# Police Officer Robert Hornsby



## kwflatbed (Dec 29, 2004)

*Police Officer*

*Robert "Bobby" Hornsby*

Killeen Police Department, Texas

End of Watch: Sunday, July 14, 2013

*Bio & Incident Details*

*Age:* 32
*Tour:* 4 years
*Badge #* Not available

*Cause:* Gunfire
*Incident Date:* 7/14/2013
*Weapon:* Rifle; AK-47
*Suspect:* Shot and killed

· Leave a Reflection
· Add to My Heroes
· Update this memorial

Police Officer Bobby Hornsby was shot and killed while participating in a SWAT deployment at an apartment complex in the 1600 block of Grandon Drive shortly after midnight.

Earlier in the evening a resident in the complex displayed a weapon as he confronted several people who were using the pool. When initial units arrived the subject barricaded brandished an AK-47 rifle and barricaded himself in his apartment. The agency's Tactical Response Unit was deployed and arrived at the scene approximately one hour after the initial call.

As members of the tactical unit attempted to make contact with the man, the subject fired one shot and then opened the apartment door with his hands up.

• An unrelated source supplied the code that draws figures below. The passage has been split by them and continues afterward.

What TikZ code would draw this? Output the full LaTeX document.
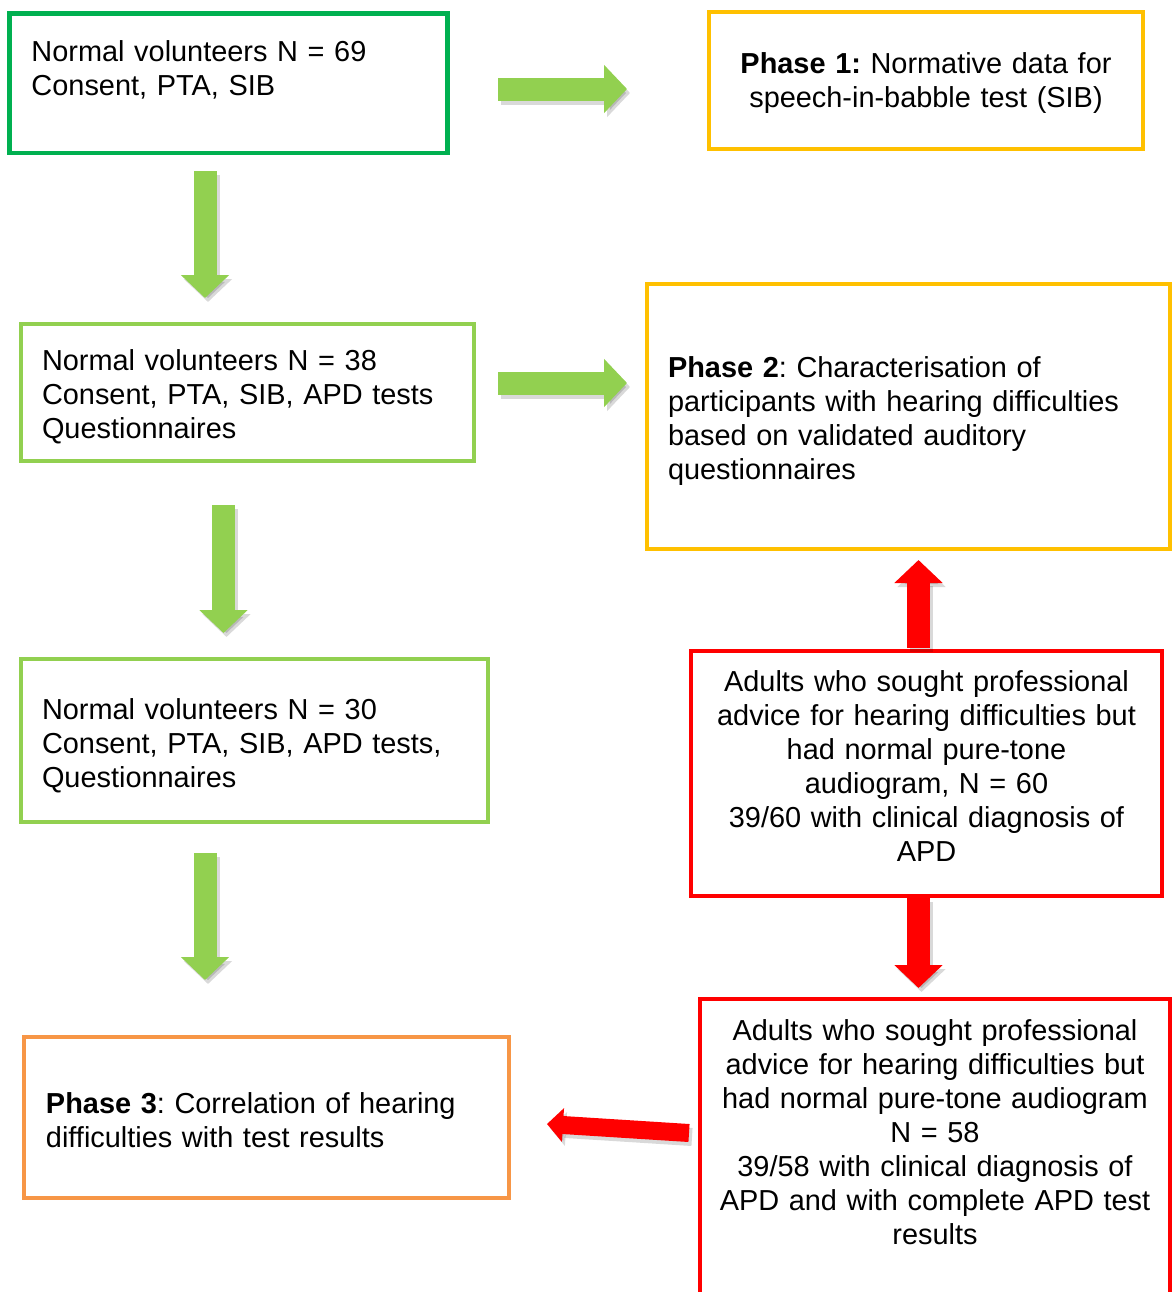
\documentclass[tikz,border=0pt]{standalone}
\usepackage{fontspec}
\setmainfont{Liberation Sans}
\usetikzlibrary{arrows.meta}
\frenchspacing
\definecolor{dkgreen}{HTML}{00B050}
\definecolor{ltgreen}{HTML}{92D050}
\definecolor{phyellow}{HTML}{FFC000}
\definecolor{phorange}{HTML}{F79646}
\definecolor{apdred}{HTML}{FF0000}
\tikzset{
  box/.style={draw, line width=2.2pt, outer sep=0pt, inner ysep=0pt, inner xsep=#1,
    anchor=north west, font=\fontsize{14.45}{17}\selectfont},
  box/.default=11pt,
  garrow/.style={draw=ltgreen, line width=11.5pt, -{Triangle[width=23.5pt,length=11.5pt]}},
  rarrow/.style={draw=apdred, line width=11.5pt, -{Triangle[width=23.5pt,length=11.5pt]}},
  rthin/.style={draw=apdred, line width=9pt, -{Triangle[width=16.5pt,length=8pt]}},
  shadowed/.style={draw=black, opacity=0.15, transform canvas={shift={(1.5pt,-2pt)}}}
}
\begin{document}
\begin{tikzpicture}[x=0.5pt, y=-0.5pt]
\clip (0,0) rectangle (1174,1292);
\fill[white] (0,0) rectangle (1174,1292);
% left column: volunteers
\node[box, draw=dkgreen, align=left, text width=197pt, text height=23.75pt, text depth=46pt]
  (v69) at (9.5,13.5) {Normal volunteers N = 69\\Consent, PTA, SIB};
\node[box=10.5pt, draw=ltgreen, align=left, text width=205.5pt, text height=23pt, text depth=45.5pt]
  (v38) at (21,324) {Normal volunteers N = 38\\Consent, PTA, SIB, APD tests\\Questionnaires};
\node[box=10.5pt, draw=ltgreen, align=left, text width=212.5pt, text height=30pt, text depth=51.5pt]
  (v30) at (21,659) {Normal volunteers N = 30\\Consent, PTA, SIB, APD tests,\\Questionnaires};
\node[box, draw=phorange, align=left, text width=220.5pt, text height=38pt, text depth=42.5pt]
  (ph3) at (24,1037) {\textbf{Phase 3}: Correlation of hearing\\difficulties with test results};
% right column: phases and patients
\node[box, draw=phyellow, align=center, text width=195pt, text height=30.5pt, text depth=38pt]
  (ph1) at (709,12) {\textbf{Phase 1:} Normative data for\\speech-in-babble test (SIB)};
\node[box=10.5pt, draw=phyellow, align=left, text width=240.5pt, text height=46.5pt, text depth=86pt]
  (ph2) at (647,284) {\textbf{Phase 2}: Characterisation of\\participants with hearing difficulties\\based on validated auditory\\questionnaires};
\node[box=5pt, draw=apdred, align=center, text width=225.5pt, text height=20pt, text depth=102.5pt]
  (p60) at (691,651) {Adults who sought professional\\advice for hearing difficulties but\\had normal pure-tone\\audiogram, N = 60\\39/60 with clinical diagnosis of\\APD};
\node[box=5pt, draw=apdred, align=center, text width=225pt, text height=20.5pt, text depth=140pt]
  (p58) at (700,999) {Adults who sought professional\\advice for hearing difficulties but\\had normal pure-tone audiogram\\N = 58\\39/58 with clinical diagnosis of\\APD and with complete APD test\\results};
% arrow ends
\coordinate (g1s) at (498,89);    \coordinate (g1e) at (627,89);
\coordinate (g2s) at (498,383);   \coordinate (g2e) at (627,383);
\coordinate (g3s) at (205,171);   \coordinate (g3e) at (205,298);
\coordinate (g4s) at (223.5,505); \coordinate (g4e) at (223.5,633);
\coordinate (g5s) at (205,853);   \coordinate (g5e) at (205,980);
\coordinate (r1s) at (918.5,648); \coordinate (r1e) at (918.5,560);
\coordinate (r2s) at (918.5,898); \coordinate (r2e) at (918.5,988);
\coordinate (r3s) at (689,1133);  \coordinate (r3e) at (547,1124);
% green arrows
\foreach \s/\e in {g1s/g1e, g2s/g2e, g3s/g3e, g4s/g4e, g5s/g5e} {
  \draw[garrow, shadowed] (\s) -- (\e);
  \draw[garrow] (\s) -- (\e);
}
% red arrows
\foreach \s/\e in {r1s/r1e, r2s/r2e} {
  \draw[rarrow, shadowed] (\s) -- (\e);
  \draw[rarrow] (\s) -- (\e);
}
\draw[rthin, shadowed] (r3s) -- (r3e);
\draw[rthin] (r3s) -- (r3e);
\end{tikzpicture}
\end{document}
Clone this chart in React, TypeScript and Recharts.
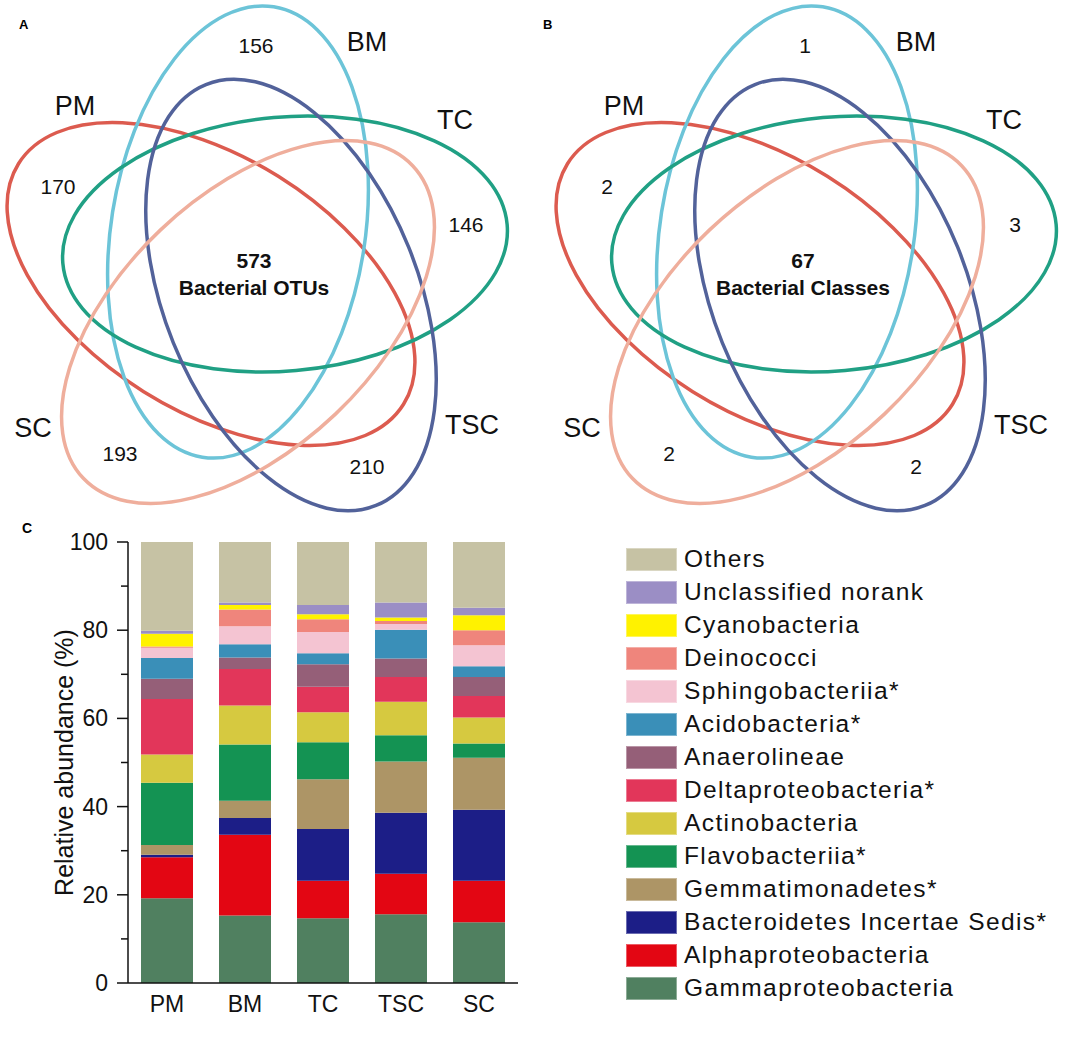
import { Bar, BarChart, Scatter, ScatterChart, XAxis, YAxis } from "recharts"

// sites, same order everywhere
const sites = ["PM", "BM", "TC", "TSC", "SC"]

// venn counts (unique to each site, same order as sites) and shared core
const otuUnique = [170, 156, 146, 210, 193]
const otuShared = 573
const classUnique = [2, 1, 3, 2, 2]
const classShared = 67

// relative abundance (%) per class, same order as sites
const gammaproteobacteria = [19.2, 15.3, 14.7, 15.6, 13.8]
const alphaproteobacteria = [9.3, 18.3, 8.5, 9.2, 9.4]
const bacteroidetesIS = [0.6, 3.8, 11.7, 13.8, 16.1]
const gemmatimonadetes = [2.2, 3.9, 11.3, 11.6, 11.8]
const flavobacteriia = [14.1, 12.8, 8.4, 6.0, 3.2]
const actinobacteria = [6.4, 8.8, 6.8, 7.6, 5.9]
const deltaproteobacteria = [12.6, 8.3, 5.8, 5.6, 4.9]
const anaerolineae = [4.6, 2.6, 5.1, 4.2, 4.3]
const acidobacteria = [4.7, 3.0, 2.5, 6.5, 2.4]
const sphingobacteriia = [2.3, 4.1, 4.8, 1.3, 4.8]
const deinococci = [0.3, 3.8, 2.9, 0.7, 3.4]
const cyanobacteria = [2.9, 1.0, 1.1, 0.8, 3.4]
const unclassified = [0.7, 0.6, 2.1, 3.4, 1.7]
const others = [20.1, 13.7, 14.3, 13.7, 14.9]

const yTicks = [0, 10, 20, 30, 40, 50, 60, 70, 80, 90, 100]

// stacking order, bottom first
const series = [
  { key: "gamma", name: "Gammaproteobacteria", values: gammaproteobacteria, color: "#508060" },
  { key: "alpha", name: "Alphaproteobacteria", values: alphaproteobacteria, color: "#e30613" },
  { key: "bact", name: "Bacteroidetes Incertae Sedis*", values: bacteroidetesIS, color: "#1c1e87" },
  { key: "gemma", name: "Gemmatimonadetes*", values: gemmatimonadetes, color: "#ad9566" },
  { key: "flavo", name: "Flavobacteriia*", values: flavobacteriia, color: "#149353" },
  { key: "actino", name: "Actinobacteria", values: actinobacteria, color: "#d6c940" },
  { key: "delta", name: "Deltaproteobacteria*", values: deltaproteobacteria, color: "#e2365a" },
  { key: "anaero", name: "Anaerolineae", values: anaerolineae, color: "#955f78" },
  { key: "acido", name: "Acidobacteria*", values: acidobacteria, color: "#3a8fb8" },
  { key: "sphingo", name: "Sphingobacteriia*", values: sphingobacteriia, color: "#f4c4d2" },
  { key: "deino", name: "Deinococci", values: deinococci, color: "#ef857c" },
  { key: "cyano", name: "Cyanobacteria", values: cyanobacteria, color: "#fff200" },
  { key: "uncl", name: "Unclassified norank", values: unclassified, color: "#9b8ec5" },
  { key: "others", name: "Others", values: others, color: "#c6c2a4" },
]

const abundanceRows = sites.map((site, i) => {
  const row: Record<string, any> = { site }
  series.forEach((s) => (row[s.key] = s.values[i]))
  return row
})

// venn drawing layout (chart units = px)
const vennLayout: Record<string, any> = {
  PM: { cx: 211, cy: 284, rx: 227, ry: 127, angle: 32, color: "#dc5b4f", nameAt: [75, 106], countAt: [58, 186] },
  BM: { cx: 238, cy: 232, rx: 228, ry: 127, angle: 99, color: "#6cc4d8", nameAt: [367, 42], countAt: [256, 45] },
  TC: { cx: 285, cy: 244, rx: 223, ry: 127, angle: -5, color: "#20a084", nameAt: [455, 120], countAt: [466, 224] },
  TSC: { cx: 291, cy: 295, rx: 227, ry: 127, angle: 68, color: "#52629a", nameAt: [472, 425], countAt: [367, 466] },
  SC: { cx: 248, cy: 322, rx: 227, ry: 127, angle: -43.5, color: "#efae9c", nameAt: [33, 428], countAt: [120, 453] },
}

const font = "Arial, 'Liberation Sans', Helvetica, sans-serif"

function EllipseShape(props: any) {
  const L = vennLayout[props.payload.site]
  const cx = props.cx ?? props.x + (props.width || 0) / 2
  const cy = props.cy ?? props.y + (props.height || 0) / 2
  return (
    <ellipse
      cx={cx}
      cy={cy}
      rx={L.rx}
      ry={L.ry}
      transform={`rotate(${L.angle} ${cx} ${cy})`}
      fill="none"
      stroke={L.color}
      strokeWidth={3.5}
    />
  )
}

function TextShape(props: any) {
  const p = props.payload
  const cx = props.cx ?? props.x + (props.width || 0) / 2
  const cy = props.cy ?? props.y + (props.height || 0) / 2
  return (
    <text x={cx} y={cy} textAnchor="middle" dominantBaseline="central" fontSize={p.size} fontWeight={p.weight} fill="#111" fontFamily={font}>
      {p.text}
    </text>
  )
}

function VennPanel({ counts, shared, caption }: { counts: number[]; shared: number; caption: string }) {
  const ellipses = sites.map((site) => ({ x: vennLayout[site].cx, y: vennLayout[site].cy, site }))
  const labels = [
    ...sites.map((site) => ({ x: vennLayout[site].nameAt[0], y: vennLayout[site].nameAt[1], text: site, size: 27, weight: 400 })),
    ...sites.map((site, i) => ({ x: vennLayout[site].countAt[0], y: vennLayout[site].countAt[1], text: String(counts[i]), size: 21, weight: 400 })),
    { x: 254, y: 260, text: String(shared), size: 21, weight: 700 },
    { x: 254, y: 287, text: caption, size: 21, weight: 700 },
  ]
  return (
    <ScatterChart width={540} height={520} margin={{ top: 0, right: 0, bottom: 0, left: 0 }}>
      <XAxis type="number" dataKey="x" domain={[0, 540]} tickCount={10} allowDataOverflow hide />
      <YAxis type="number" dataKey="y" domain={[0, 520]} tickCount={14} allowDataOverflow reversed hide />
      <Scatter data={ellipses} shape={EllipseShape} isAnimationActive={false} />
      <Scatter data={labels} shape={TextShape} isAnimationActive={false} />
    </ScatterChart>
  )
}

function YTick(props: any) {
  const { x, y, payload } = props
  const major = payload.value % 20 === 0
  return (
    <g>
      <line x1={x - (major ? 11 : 7)} x2={x} y1={y} y2={y} stroke="#111" strokeWidth={1.5} />
      {major && (
        <text x={x - 20} y={y} dy="0.35em" textAnchor="end" fontSize={23} fill="#111" fontFamily={font}>
          {payload.value}
        </text>
      )}
    </g>
  )
}

export default function App() {
  const legendOrder = [...series].reverse()
  return (
    <div style={{ position: "relative", width: 1084, height: 1045, overflow: "hidden", background: "#fff", fontFamily: font }}>
      <style>{"body{margin:0}"}</style>
      <div style={{ position: "absolute", left: 0, top: 0 }}>
        <VennPanel counts={otuUnique} shared={otuShared} caption="Bacterial OTUs" />
      </div>
      <div style={{ position: "absolute", left: 549, top: 0 }}>
        <VennPanel counts={classUnique} shared={classShared} caption="Bacterial Classes" />
      </div>
      <div style={{ position: "absolute", left: 19, top: 18, fontSize: 13, fontWeight: 700, lineHeight: "14px" }}>A</div>
      <div style={{ position: "absolute", left: 543, top: 18, fontSize: 13, fontWeight: 700, lineHeight: "14px" }}>B</div>
      <div style={{ position: "absolute", left: 22, top: 521, fontSize: 14, fontWeight: 700, lineHeight: "15px" }}>C</div>

      <div style={{ position: "absolute", left: 0, top: 500 }}>
        <BarChart width={530} height={545} data={abundanceRows} margin={{ top: 42, right: 12, left: 0, bottom: 0 }} barSize={52}>
          <XAxis
            dataKey="site"
            height={62}
            tickLine={false}
            tickSize={0}
            tickMargin={13}
            axisLine={{ stroke: "#111", strokeWidth: 1.5 }}
            tick={{ fontSize: 23, fill: "#111", fontFamily: font }}
          />
          <YAxis
            width={128}
            domain={[0, 100]}
            ticks={yTicks}
            interval={0}
            tickLine={false}
            tickSize={0}
            tickMargin={0}
            axisLine={{ stroke: "#111", strokeWidth: 1.5 }}
            tick={YTick}
            label={{ value: "Relative abundance (%)", angle: -90, position: "center", fontSize: 25, fill: "#111", fontFamily: font }}
          />
          {series.map((s) => (
            <Bar key={s.key} dataKey={s.key} name={s.name} stackId="a" fill={s.color} isAnimationActive={false} />
          ))}
        </BarChart>
      </div>

      {legendOrder.map((s, i) => (
        <div
          key={s.key}
          style={{ position: "absolute", left: 626, top: 543 + i * 33, height: 32, display: "flex", alignItems: "center", whiteSpace: "nowrap" }}
        >
          <div style={{ width: 51, height: 23, background: s.color, boxShadow: "inset 0 0 0 1px rgba(255,255,255,0.35)" }} />
          <span style={{ marginLeft: 7, fontSize: 24.5, letterSpacing: 1.4, color: "#111" }}>{s.name}</span>
        </div>
      ))}
    </div>
  )
}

When the subject refused to exit the apartment the tactical team moved in to subdue him. The man backed further into the apartment, grabbed the rifle, and opened fire. Officer Hornsby and another officer were wounded before the subject was killed by return fire.

Both officers were transported to Carl R. Darnall Army Medical Center, where Officer Hornsby succumbed to his wounds shortly before 2:00 am.

Officer Hornsby had served with the Killeen Police Department for four years. He is survived by his wife, daughter, and son.






Please contact the following agency to send condolences or to obtain funeral arrangements:
Chief of Police Dennis Baldwin
Killeen Police Department
3304 Community Boulevard
Killeen, TX 76542

Phone: (254) 501-8830

Read more: http://www.odmp.org/officer/21800-police-officer-robert-bobby-hornsby#ixzz2Z9t6F8I9


----------



## Guest (Jul 16, 2013)

R.I.P. Officer Hornsby


----------



## ShmitDiesel (May 21, 2010)

RIP Officer Hornsby


----------



## USAF286 (May 20, 2011)

Rip Officer


Sent from my iPhone using Tapatalk


----------



## Irishpride (May 5, 2002)

RIP, Officer


----------



## Michael Suth (Apr 26, 2013)

R.I.P. Sir'.


----------



## SPINMASS (Jan 30, 2004)

RIP Sir


----------